── Record set ──

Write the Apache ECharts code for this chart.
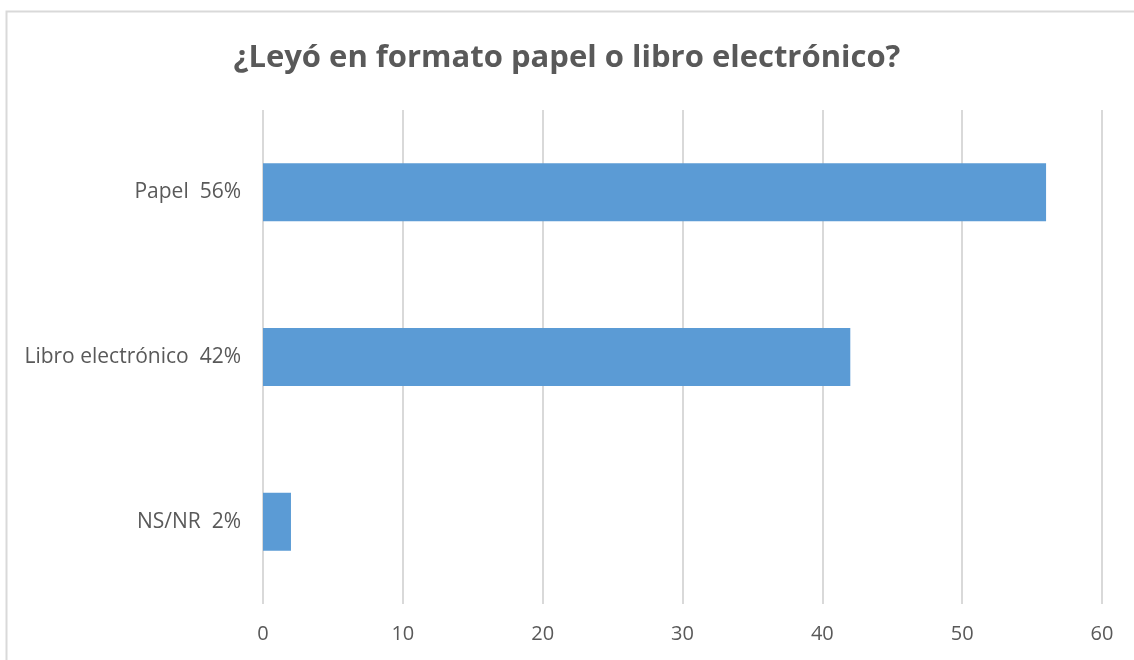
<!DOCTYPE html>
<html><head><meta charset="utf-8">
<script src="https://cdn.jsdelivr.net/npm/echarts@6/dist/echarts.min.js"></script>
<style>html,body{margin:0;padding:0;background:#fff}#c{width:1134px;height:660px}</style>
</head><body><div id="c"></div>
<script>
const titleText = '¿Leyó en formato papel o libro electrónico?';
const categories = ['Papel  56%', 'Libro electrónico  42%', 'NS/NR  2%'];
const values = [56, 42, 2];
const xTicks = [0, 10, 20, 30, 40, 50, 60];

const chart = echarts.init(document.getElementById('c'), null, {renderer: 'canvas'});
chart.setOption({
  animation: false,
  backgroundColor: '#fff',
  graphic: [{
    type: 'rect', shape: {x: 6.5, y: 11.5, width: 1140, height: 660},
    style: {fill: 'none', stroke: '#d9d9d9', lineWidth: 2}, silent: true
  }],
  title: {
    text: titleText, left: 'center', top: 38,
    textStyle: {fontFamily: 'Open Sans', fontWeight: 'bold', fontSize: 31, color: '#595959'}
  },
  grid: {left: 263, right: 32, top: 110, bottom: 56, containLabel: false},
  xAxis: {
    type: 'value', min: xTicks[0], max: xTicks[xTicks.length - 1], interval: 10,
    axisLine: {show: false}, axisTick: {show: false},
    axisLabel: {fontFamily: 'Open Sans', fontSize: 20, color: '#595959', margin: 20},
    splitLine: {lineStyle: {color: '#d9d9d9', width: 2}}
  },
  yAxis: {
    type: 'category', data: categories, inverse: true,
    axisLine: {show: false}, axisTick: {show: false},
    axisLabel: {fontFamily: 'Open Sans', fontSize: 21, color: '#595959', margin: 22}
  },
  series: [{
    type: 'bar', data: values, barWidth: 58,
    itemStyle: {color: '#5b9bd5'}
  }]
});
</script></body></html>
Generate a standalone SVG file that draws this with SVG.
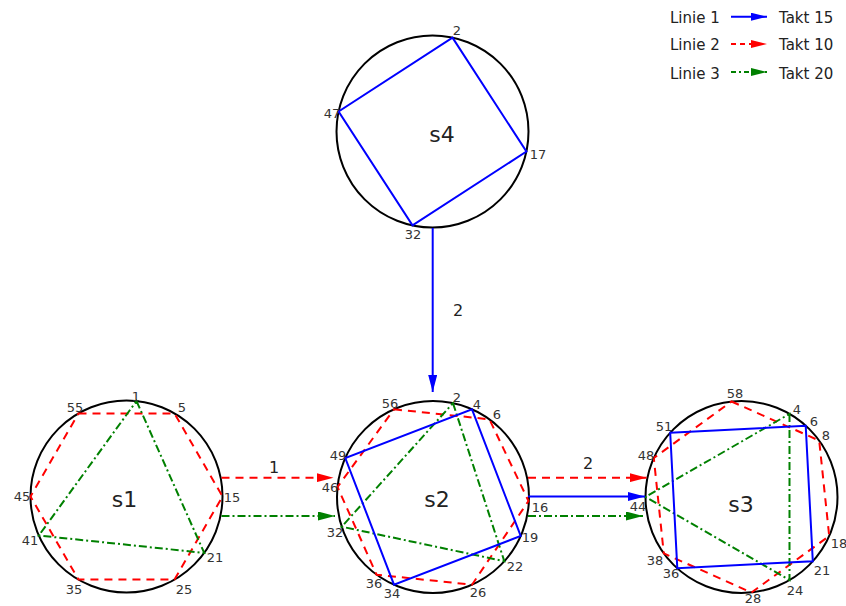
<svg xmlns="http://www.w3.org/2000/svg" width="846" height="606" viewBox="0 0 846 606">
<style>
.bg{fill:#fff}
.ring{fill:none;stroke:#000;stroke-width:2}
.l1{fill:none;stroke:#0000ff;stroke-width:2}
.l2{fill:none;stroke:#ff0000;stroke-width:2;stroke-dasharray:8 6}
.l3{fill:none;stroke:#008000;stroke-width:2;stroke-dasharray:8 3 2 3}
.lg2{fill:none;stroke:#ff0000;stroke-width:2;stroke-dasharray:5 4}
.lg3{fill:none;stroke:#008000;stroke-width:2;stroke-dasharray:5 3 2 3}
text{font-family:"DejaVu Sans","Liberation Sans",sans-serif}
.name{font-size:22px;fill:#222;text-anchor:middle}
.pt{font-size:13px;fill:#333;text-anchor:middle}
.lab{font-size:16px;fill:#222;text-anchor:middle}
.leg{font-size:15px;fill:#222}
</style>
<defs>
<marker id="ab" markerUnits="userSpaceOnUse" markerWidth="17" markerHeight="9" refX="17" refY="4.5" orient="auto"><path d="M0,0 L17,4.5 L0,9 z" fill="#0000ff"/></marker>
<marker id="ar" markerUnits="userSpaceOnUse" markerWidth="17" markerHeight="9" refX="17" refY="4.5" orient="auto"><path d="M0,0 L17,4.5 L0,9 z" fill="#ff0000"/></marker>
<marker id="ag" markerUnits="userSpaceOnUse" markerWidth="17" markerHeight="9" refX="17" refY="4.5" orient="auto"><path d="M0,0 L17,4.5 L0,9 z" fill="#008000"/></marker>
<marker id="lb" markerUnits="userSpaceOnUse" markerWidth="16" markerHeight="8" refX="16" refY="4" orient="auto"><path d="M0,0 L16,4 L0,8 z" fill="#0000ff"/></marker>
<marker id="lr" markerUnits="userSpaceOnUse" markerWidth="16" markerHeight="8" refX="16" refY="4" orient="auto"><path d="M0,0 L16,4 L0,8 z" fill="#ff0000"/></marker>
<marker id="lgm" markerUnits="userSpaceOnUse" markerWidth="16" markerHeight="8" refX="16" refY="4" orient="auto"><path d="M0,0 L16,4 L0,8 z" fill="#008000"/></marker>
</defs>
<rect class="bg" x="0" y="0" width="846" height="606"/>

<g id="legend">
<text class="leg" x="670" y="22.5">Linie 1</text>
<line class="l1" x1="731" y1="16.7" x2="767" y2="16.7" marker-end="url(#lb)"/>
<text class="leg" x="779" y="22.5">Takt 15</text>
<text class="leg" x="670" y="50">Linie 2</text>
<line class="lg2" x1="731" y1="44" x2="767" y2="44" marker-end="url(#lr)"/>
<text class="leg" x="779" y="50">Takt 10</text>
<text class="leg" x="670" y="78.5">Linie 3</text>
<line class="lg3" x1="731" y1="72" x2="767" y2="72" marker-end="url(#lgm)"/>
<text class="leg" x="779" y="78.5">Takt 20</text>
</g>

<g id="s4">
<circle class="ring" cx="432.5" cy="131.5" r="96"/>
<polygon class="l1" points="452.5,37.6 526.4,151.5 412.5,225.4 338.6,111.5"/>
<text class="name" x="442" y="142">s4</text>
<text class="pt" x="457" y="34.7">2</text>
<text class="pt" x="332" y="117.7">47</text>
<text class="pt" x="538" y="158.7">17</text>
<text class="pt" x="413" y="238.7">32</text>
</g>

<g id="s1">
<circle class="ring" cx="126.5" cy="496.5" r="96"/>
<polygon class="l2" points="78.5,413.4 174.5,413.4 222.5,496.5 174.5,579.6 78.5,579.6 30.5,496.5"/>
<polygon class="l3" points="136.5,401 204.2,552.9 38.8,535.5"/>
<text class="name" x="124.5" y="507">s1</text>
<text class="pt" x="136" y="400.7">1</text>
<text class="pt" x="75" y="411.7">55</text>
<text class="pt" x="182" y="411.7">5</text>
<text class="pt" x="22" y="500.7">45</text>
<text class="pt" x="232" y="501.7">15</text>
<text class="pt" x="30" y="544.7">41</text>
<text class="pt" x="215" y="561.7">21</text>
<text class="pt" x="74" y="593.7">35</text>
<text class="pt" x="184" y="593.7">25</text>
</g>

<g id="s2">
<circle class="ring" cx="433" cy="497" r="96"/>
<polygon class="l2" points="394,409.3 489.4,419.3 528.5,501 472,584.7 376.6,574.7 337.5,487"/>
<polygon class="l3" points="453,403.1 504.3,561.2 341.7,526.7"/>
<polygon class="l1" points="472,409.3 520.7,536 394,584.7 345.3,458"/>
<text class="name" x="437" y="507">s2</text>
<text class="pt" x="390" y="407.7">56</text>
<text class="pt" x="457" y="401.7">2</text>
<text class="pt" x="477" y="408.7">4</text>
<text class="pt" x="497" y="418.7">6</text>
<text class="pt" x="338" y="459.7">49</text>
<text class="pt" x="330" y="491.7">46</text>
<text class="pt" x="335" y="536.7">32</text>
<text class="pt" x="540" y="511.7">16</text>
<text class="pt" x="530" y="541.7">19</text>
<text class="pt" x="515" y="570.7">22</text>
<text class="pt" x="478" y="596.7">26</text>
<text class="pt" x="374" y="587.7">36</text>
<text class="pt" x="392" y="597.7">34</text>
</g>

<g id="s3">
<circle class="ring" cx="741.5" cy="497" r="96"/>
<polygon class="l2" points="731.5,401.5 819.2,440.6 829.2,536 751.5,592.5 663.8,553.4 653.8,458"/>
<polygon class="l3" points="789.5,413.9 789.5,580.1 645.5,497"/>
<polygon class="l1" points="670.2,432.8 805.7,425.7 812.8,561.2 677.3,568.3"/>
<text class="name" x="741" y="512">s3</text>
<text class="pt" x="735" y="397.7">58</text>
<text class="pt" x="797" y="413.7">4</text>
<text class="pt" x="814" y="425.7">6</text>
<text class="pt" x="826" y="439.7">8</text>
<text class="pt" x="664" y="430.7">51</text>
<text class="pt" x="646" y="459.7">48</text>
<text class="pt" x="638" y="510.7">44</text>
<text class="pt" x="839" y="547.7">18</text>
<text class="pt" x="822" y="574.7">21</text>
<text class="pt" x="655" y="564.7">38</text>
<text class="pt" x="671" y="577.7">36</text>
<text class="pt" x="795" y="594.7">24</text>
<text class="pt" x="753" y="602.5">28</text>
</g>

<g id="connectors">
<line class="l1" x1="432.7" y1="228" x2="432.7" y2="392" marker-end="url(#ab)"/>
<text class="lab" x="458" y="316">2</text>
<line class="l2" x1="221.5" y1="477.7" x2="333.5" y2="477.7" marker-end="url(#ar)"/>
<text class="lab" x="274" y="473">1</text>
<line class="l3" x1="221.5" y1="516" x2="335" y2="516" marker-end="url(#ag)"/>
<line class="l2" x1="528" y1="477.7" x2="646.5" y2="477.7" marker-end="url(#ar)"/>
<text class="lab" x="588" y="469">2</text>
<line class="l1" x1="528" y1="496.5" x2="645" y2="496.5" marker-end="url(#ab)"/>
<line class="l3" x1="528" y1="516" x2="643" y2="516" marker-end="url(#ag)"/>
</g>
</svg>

───
── Record set ──

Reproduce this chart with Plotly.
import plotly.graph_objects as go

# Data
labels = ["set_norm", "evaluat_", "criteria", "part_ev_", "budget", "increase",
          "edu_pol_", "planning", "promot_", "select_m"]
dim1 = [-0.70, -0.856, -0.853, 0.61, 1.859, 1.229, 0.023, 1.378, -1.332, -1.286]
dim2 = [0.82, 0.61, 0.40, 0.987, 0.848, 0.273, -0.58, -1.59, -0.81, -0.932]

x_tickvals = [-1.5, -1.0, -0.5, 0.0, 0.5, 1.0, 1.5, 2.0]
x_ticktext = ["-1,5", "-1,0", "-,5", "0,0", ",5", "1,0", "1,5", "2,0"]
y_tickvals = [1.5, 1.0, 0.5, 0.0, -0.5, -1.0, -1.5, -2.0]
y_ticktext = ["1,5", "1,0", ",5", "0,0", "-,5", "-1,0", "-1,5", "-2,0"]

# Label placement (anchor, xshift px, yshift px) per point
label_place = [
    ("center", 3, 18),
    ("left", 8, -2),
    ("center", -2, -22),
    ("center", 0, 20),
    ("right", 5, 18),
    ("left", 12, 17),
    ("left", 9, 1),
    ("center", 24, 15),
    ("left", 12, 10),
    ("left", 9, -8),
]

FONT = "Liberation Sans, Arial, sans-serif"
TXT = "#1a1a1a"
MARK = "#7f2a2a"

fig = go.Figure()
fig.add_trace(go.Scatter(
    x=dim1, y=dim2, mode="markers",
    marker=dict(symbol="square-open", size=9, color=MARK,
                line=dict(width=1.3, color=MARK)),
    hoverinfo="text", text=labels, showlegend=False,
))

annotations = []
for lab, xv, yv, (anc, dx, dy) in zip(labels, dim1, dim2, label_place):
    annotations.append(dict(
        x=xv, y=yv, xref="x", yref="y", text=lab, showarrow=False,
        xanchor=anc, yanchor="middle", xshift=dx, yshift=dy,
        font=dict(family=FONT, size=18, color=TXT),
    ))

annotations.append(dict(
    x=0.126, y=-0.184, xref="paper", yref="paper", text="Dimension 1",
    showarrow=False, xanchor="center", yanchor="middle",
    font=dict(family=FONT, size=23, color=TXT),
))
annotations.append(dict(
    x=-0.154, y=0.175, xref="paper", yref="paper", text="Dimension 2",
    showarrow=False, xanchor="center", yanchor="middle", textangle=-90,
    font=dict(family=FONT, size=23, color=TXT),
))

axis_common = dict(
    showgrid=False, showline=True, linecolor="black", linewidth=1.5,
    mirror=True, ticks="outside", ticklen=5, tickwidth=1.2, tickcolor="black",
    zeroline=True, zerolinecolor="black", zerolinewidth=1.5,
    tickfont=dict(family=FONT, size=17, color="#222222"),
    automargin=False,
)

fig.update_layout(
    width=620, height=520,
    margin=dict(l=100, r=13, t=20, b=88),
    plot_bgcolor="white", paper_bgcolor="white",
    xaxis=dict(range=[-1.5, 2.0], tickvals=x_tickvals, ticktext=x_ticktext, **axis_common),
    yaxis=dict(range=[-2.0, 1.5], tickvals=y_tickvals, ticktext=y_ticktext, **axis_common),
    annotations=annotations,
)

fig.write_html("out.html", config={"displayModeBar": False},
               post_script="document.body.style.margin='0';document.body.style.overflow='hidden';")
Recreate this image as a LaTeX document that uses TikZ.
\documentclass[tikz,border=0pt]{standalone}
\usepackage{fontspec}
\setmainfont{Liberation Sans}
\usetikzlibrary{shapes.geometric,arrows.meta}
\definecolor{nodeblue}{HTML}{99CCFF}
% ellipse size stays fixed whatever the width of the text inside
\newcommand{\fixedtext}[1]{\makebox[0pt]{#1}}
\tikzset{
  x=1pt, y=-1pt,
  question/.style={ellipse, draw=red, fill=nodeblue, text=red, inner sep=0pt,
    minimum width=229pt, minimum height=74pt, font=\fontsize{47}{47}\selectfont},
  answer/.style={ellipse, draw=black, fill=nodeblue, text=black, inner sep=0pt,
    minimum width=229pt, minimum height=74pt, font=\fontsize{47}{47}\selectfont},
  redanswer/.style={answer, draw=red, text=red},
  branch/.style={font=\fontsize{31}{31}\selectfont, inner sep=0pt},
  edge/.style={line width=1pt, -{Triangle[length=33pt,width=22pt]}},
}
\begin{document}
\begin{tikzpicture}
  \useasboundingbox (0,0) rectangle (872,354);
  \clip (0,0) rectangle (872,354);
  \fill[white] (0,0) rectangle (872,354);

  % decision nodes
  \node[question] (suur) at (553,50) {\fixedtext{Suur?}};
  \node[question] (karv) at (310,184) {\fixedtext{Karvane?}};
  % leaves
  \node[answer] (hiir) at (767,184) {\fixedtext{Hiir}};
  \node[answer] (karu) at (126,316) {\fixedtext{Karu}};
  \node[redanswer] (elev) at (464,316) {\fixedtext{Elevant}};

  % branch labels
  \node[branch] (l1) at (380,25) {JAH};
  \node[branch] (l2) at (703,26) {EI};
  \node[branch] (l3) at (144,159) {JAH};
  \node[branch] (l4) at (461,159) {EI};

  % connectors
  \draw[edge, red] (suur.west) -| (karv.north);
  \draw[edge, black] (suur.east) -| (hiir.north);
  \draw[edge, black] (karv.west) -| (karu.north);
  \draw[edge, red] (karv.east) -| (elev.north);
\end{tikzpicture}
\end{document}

───

### [Description of the task]
In the listing above, locate the line containing "Recreate this image" and the line containing "(l4) at (461,159)". Transcribe those two lines and everything between them, exactly as written.

### [Reply]
Recreate this image as a LaTeX document that uses TikZ.
\documentclass[tikz,border=0pt]{standalone}
\usepackage{fontspec}
\setmainfont{Liberation Sans}
\usetikzlibrary{shapes.geometric,arrows.meta}
\definecolor{nodeblue}{HTML}{99CCFF}
% ellipse size stays fixed whatever the width of the text inside
\newcommand{\fixedtext}[1]{\makebox[0pt]{#1}}
\tikzset{
  x=1pt, y=-1pt,
  question/.style={ellipse, draw=red, fill=nodeblue, text=red, inner sep=0pt,
    minimum width=229pt, minimum height=74pt, font=\fontsize{47}{47}\selectfont},
  answer/.style={ellipse, draw=black, fill=nodeblue, text=black, inner sep=0pt,
    minimum width=229pt, minimum height=74pt, font=\fontsize{47}{47}\selectfont},
  redanswer/.style={answer, draw=red, text=red},
  branch/.style={font=\fontsize{31}{31}\selectfont, inner sep=0pt},
  edge/.style={line width=1pt, -{Triangle[length=33pt,width=22pt]}},
}
\begin{document}
\begin{tikzpicture}
  \useasboundingbox (0,0) rectangle (872,354);
  \clip (0,0) rectangle (872,354);
  \fill[white] (0,0) rectangle (872,354);

  % decision nodes
  \node[question] (suur) at (553,50) {\fixedtext{Suur?}};
  \node[question] (karv) at (310,184) {\fixedtext{Karvane?}};
  % leaves
  \node[answer] (hiir) at (767,184) {\fixedtext{Hiir}};
  \node[answer] (karu) at (126,316) {\fixedtext{Karu}};
  \node[redanswer] (elev) at (464,316) {\fixedtext{Elevant}};

  % branch labels
  \node[branch] (l1) at (380,25) {JAH};
  \node[branch] (l2) at (703,26) {EI};
  \node[branch] (l3) at (144,159) {JAH};
  \node[branch] (l4) at (461,159) {EI};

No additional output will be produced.